I remember being down for a week when Swindon knocked us out of the League Cup in a replay in 1979 — a game  in which we scored three own goals, yet still brought it to extra time. Through the crackles and the beeps of the old radio, I was carried through the long winters; the drama of the Third Round draw in December held just minutes after final whistles blew around the country.

That Christmas of 79, I was being treated to two new vinyls; not the K-Tel compilation records which had hitherto filled my record collection, but LPs containing the BBC Radio commentary of the entire games. I saw them advertised in Shoot.

Back then, in the era before there were widespread credit cards or Revolut, you had to go to the post office to buy a postal order that you would send with the little coupon cut out from the pages of Shoot. I ordered The 79 Cup Final and the 71 Cup Final. The sleeve of both records had marvellous action shots from each final.
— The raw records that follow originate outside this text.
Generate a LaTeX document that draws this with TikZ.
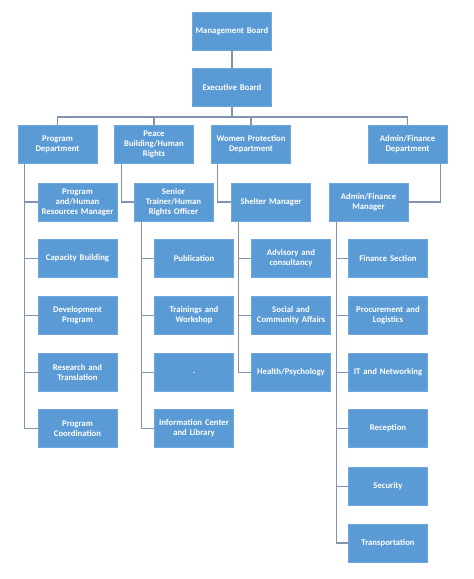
\documentclass[tikz,border=0pt]{standalone}
\usepackage{fontspec}
\setmainfont{Carlito}
\definecolor{boxblue}{HTML}{5B9BD5}
\definecolor{boxedge}{HTML}{6FA8DC}
\definecolor{linecol}{HTML}{8094AE}
\begin{document}
\begin{tikzpicture}[x=1pt,y=-1pt,
  orgbox/.style={draw=boxedge,line width=0.6pt,fill=boxblue,text=white,font=\fontsize{8.7}{10}\selectfont\bfseries,
    minimum width=79pt,minimum height=38pt,text width=78pt,align=center,inner sep=0.5pt},
  conn/.style={draw=linecol,line width=1.1pt}]
\useasboundingbox (0,0) rectangle (474,579);
% level 0/1
\node[orgbox] (mb) at (232,31) {Management Board};
\node[orgbox] (eb) at (232,87.5) {Executive Board};
% level 2
\node[orgbox] (pd) at (57.5,144.5) {Program\\Department};
\node[orgbox] (pb) at (154,144.5) {Peace\\Building/Human\\Rights};
\node[orgbox] (wp) at (251,144.5) {Women Protection\\Department};
\node[orgbox] (afd) at (407.5,144.5) {Admin/Finance\\Department};
% level 3
\node[orgbox] (pm) at (77.5,202) {Program\\and/Human\\Resources Manager};
\node[orgbox] (st) at (173.5,202) {Senior\\Trainer/Human\\Rights Officer};
\node[orgbox] (sm) at (271,202) {Shelter Manager};
\node[orgbox] (afm) at (368.5,202) {Admin/Finance\\Manager};
% program column
\node[orgbox] (cb) at (77.5,258.5) {Capacity Building};
\node[orgbox] (dp) at (77.5,315.5) {Development\\Program};
\node[orgbox] (rt) at (77.5,372.5) {Research and\\Translation};
\node[orgbox] (pc) at (77.5,428.5) {Program\\Coordination};
% senior trainer column
\node[orgbox] (pu) at (194,258.5) {Publication};
\node[orgbox] (tw) at (194,315.5) {Trainings and\\Workshop};
\node[orgbox] (dot) at (194,372.5) {.};
\node[orgbox] (ic) at (194,428.5) {Information Center\\and Library};
% shelter column
\node[orgbox] (ac) at (291,258.5) {Advisory and\\consultancy};
\node[orgbox] (sc) at (291,315.5) {Social and\\Community Affairs};
\node[orgbox] (hp) at (291,372.5) {Health/Psychology};
% admin column
\node[orgbox] (fs) at (388,258.5) {Finance Section};
\node[orgbox] (pl) at (388,315.5) {Procurement and\\Logistics};
\node[orgbox] (it) at (388,372.5) {IT and Networking};
\node[orgbox] (re) at (388,428.5) {Reception};
\node[orgbox] (se) at (388,486.5) {Security};
\node[orgbox] (tr) at (388,543) {Transportation};
% connectors
\coordinate (bus) at (232,117);
\draw[conn] (mb.south) -- (eb.north);
\draw[conn] (eb.south) -- (bus);
\draw[conn] (pd.north) |- (bus) -| (afd.north);
\draw[conn] (pb.north) |- (bus);
\draw[conn] (wp.north) |- (bus);
\draw[conn] ([xshift=7pt]pd.south west) |- (pm.west);
\foreach \c in {cb,dp,rt,pc} \draw[conn] ([xshift=7pt]pd.south west) |- (\c.west);
\draw[conn] ([xshift=7pt]pb.south west) |- (st.west);
\draw[conn] ([xshift=6pt]wp.south west) |- (sm.west);
\draw[conn] ([xshift=-7pt]afd.south east) |- (afm.east);
\foreach \c in {pu,tw,dot,ic} \draw[conn] ([xshift=8pt]st.south west) |- (\c.west);
\foreach \c in {ac,sc,hp} \draw[conn] ([xshift=7pt]sm.south west) |- (\c.west);
\foreach \c in {fs,pl,it,re,se,tr} \draw[conn] ([xshift=8pt]afm.south west) |- (\c.west);
\end{tikzpicture}
\end{document}
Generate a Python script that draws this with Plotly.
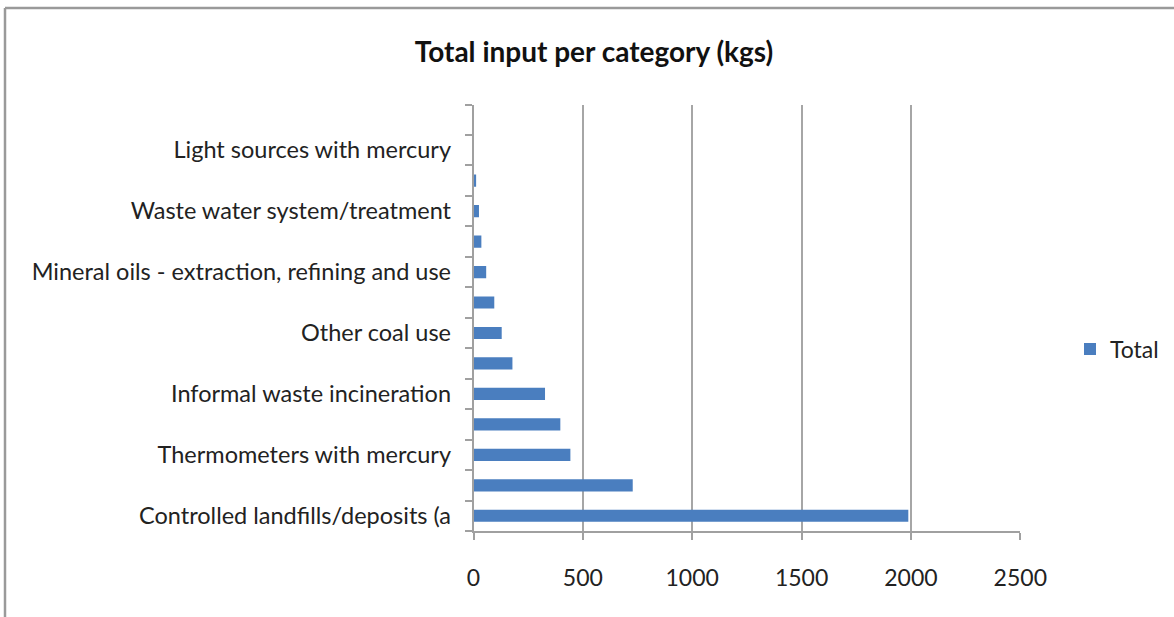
import plotly.graph_objects as go

# Data (bottom to top, as drawn)
categories = [
    "Controlled landfills/deposits (a",
    "",
    "Thermometers with mercury",
    "",
    "Informal waste incineration",
    "",
    "Other coal use",
    "",
    "Mineral oils - extraction, refining and use",
    "",
    "Waste water system/treatment",
    "",
    "Light sources with mercury",
    "",
]
values = [1988, 728, 443, 397, 327, 178, 129, 95, 58, 36, 25, 12, 0, 0]
x_ticks = [0, 500, 1000, 1500, 2000, 2500]
series_name = "Total"
title_text = "Total input per category (kgs)"

W, H = 1174, 617
FONT = "Lato"
positions = list(range(len(categories)))

fig = go.Figure()
fig.add_trace(go.Bar(
    x=values, y=positions, orientation="h", name=series_name,
    marker=dict(color="#4a7ebf", line=dict(width=0)), width=0.4,
    showlegend=True,
))

x0, x1 = 473.5, 1020.3
ytop, ybot = 104.5, 531.0

fig.update_layout(
    width=W, height=H,
    margin=dict(l=0, r=0, t=0, b=0),
    paper_bgcolor="white", plot_bgcolor="white",
    font=dict(family=FONT, size=23, color="#222"),
    title=dict(text="<b>" + title_text + "</b>", x=594 / W, y=1 - 52 / H,
               xanchor="center", yanchor="middle",
               font=dict(family=FONT, size=28, color="#111")),
    xaxis=dict(
        domain=[x0 / W, x1 / W], range=[0, 2500], tickvals=x_ticks,
        ticktext=[str(v) for v in x_ticks],
        showgrid=True, gridcolor="#a6a6a6", gridwidth=1.5,
        showline=True, linecolor="#a0a0a0", linewidth=1.5,
        ticks="outside", ticklen=7, tickcolor="#a0a0a0", tickwidth=1.5,
        ticklabelstandoff=19, zeroline=False, automargin=False,
        tickfont=dict(family=FONT, size=23, color="#222"),
    ),
    yaxis=dict(
        domain=[1 - ybot / H, 1 - ytop / H], range=[-0.5, len(categories) - 0.5],
        tickvals=positions, ticktext=categories, ticks="",
        showgrid=False, showline=True, linecolor="#a0a0a0", linewidth=1.5,
        zeroline=False, automargin=False, ticklabelstandoff=16,
        tickfont=dict(family=FONT, size=23.5, color="#222"),
        minor=dict(tickmode="linear", tick0=-0.5, dtick=1, ticks="outside",
                   ticklen=7, tickcolor="#a0a0a0", tickwidth=1.5, showgrid=False),
    ),
    legend=dict(x=1070 / W, y=1 - 349 / H, xanchor="left", yanchor="middle",
                font=dict(family=FONT, size=23, color="#222"),
                bgcolor="rgba(0,0,0,0)", itemwidth=30),
    shapes=[
        dict(type="line", xref="paper", yref="paper", x0=5 / W, x1=1, y0=1 - 8 / H, y1=1 - 8 / H,
             line=dict(color="#9a9a9a", width=2.5)),
        dict(type="line", xref="paper", yref="paper", x0=5 / W, x1=5 / W, y0=0, y1=1 - 8 / H,
             line=dict(color="#9a9a9a", width=2.5)),
    ],
)

fig.write_html("out.html", config={"displayModeBar": False},
               post_script="document.body.style.margin='0';document.body.style.overflow='hidden';")
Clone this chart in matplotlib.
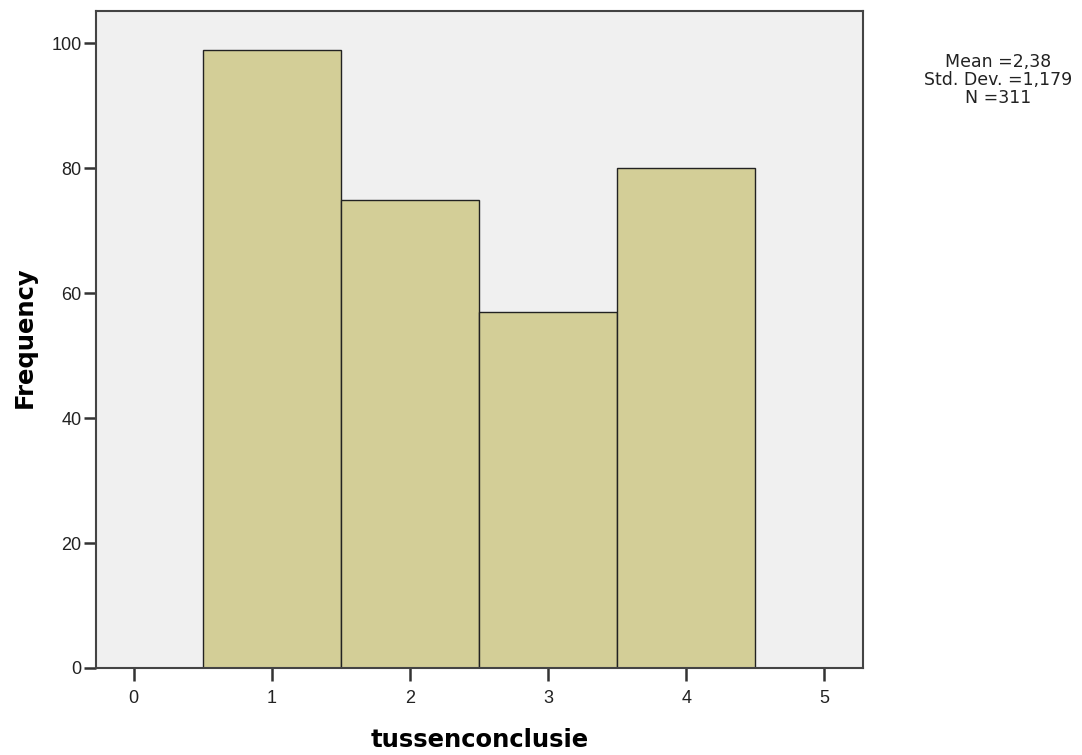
import matplotlib
matplotlib.use("Agg")
import matplotlib.pyplot as plt

values = [1, 2, 3, 4]
counts = [99, 75, 57, 80]
x_ticks = [0, 1, 2, 3, 4, 5]
y_ticks = [0, 20, 40, 60, 80, 100]
stats_text = "Mean =2,38\nStd. Dev. =1,179\nN =311"

fig = plt.figure(figsize=(10.82, 7.55), dpi=100)
fig.patch.set_facecolor("white")
ax = fig.add_axes([96 / 1082, 87 / 755, 767 / 1082, 657 / 755])
ax.set_facecolor("#f0f0f0")

ax.bar(values, counts, width=1.0, color="#d3ce97", edgecolor="#222222", linewidth=1.0)

ax.set_xlim(-0.272, 5.28)
ax.set_ylim(0, 105.2)
ax.set_xticks(x_ticks)
ax.set_yticks(y_ticks)
ax.tick_params(direction="out", length=9, width=1.8, color="#333333",
               labelsize=13, labelcolor="#222222")
ax.tick_params(axis="x", pad=7)
ax.tick_params(axis="y", pad=1.5)
for lbl in ax.get_xticklabels() + ax.get_yticklabels():
    lbl.set_family("Liberation Sans")

for sp in ax.spines.values():
    sp.set_color("#444444")
    sp.set_linewidth(1.5)

ax.set_ylabel("Frequency", fontsize=17.5, fontweight="bold", family="DejaVu Sans")
ax.yaxis.set_label_coords(25 / 1082, 1 - 337 / 755, transform=fig.transFigure)
ax.yaxis.label.set_va("center")
ax.set_xlabel("tussenconclusie", fontsize=17.5, fontweight="bold", family="DejaVu Sans")
ax.xaxis.set_label_coords(479.5 / 1082, 1 - 740 / 755, transform=fig.transFigure)
ax.xaxis.label.set_va("center")

fig.text(998 / 1082, 1 - 80 / 755, stats_text, ha="center", va="center",
         fontsize=12.5, family="DejaVu Sans", color="#222222", linespacing=1.0)

fig.savefig("out.png", dpi=100)
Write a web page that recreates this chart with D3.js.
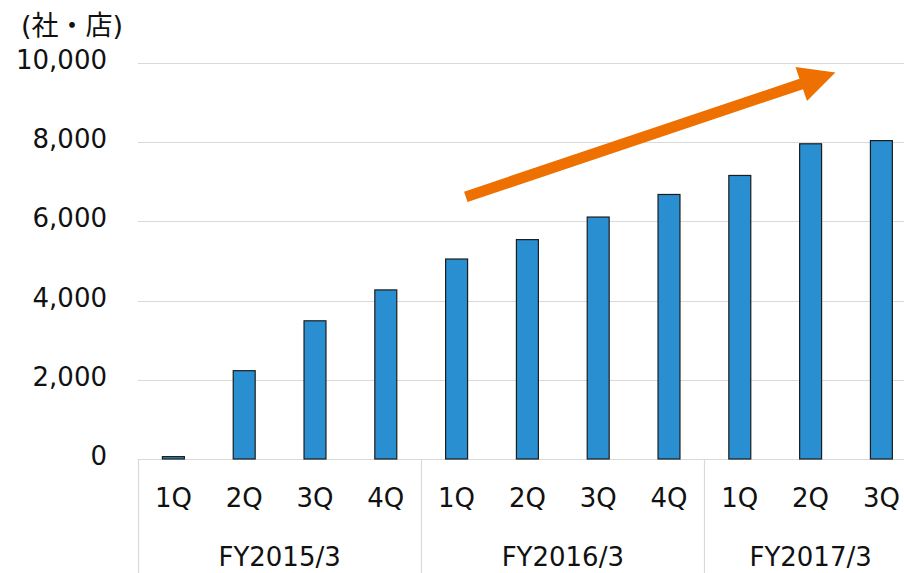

The dramatic Caravaggio-like scenes when Georgie Armstrong’s header came off the junction of post and bar in ’71; and that celebratory 13th minute confusion in ’79 when we went ahead against United and nobody was sure whether Brian Talbot or Alan Sunderland had done the damage.

I had to wait until Christmas to receive the LPs…and I must have played them 1,000 times in the years since. When Brady’s cross to Stapleton’s head put us 2-0 up, Peter Jones uttered the immortal line “It’s 2-0 to Arsenal and the Irish are dancing a jig here.”

For a while, I knew it off by heart. Peter Jones and Alan Parry switching radio commentaries, 22 minutes each then a switch to the other. Seamless, so smooth, you would barely notice it. I thought back then as I do now that radio painted the best pictures.

That Christmas gift to myself brought with it the sounds of glorious days; sounds I never thought would be repeated, until a May night in 1989 when everything changed utterly and other classic commentaries were sculpted into the glorious history of the club we all love.

Happy Christmas, Arsenal, for all you have given me.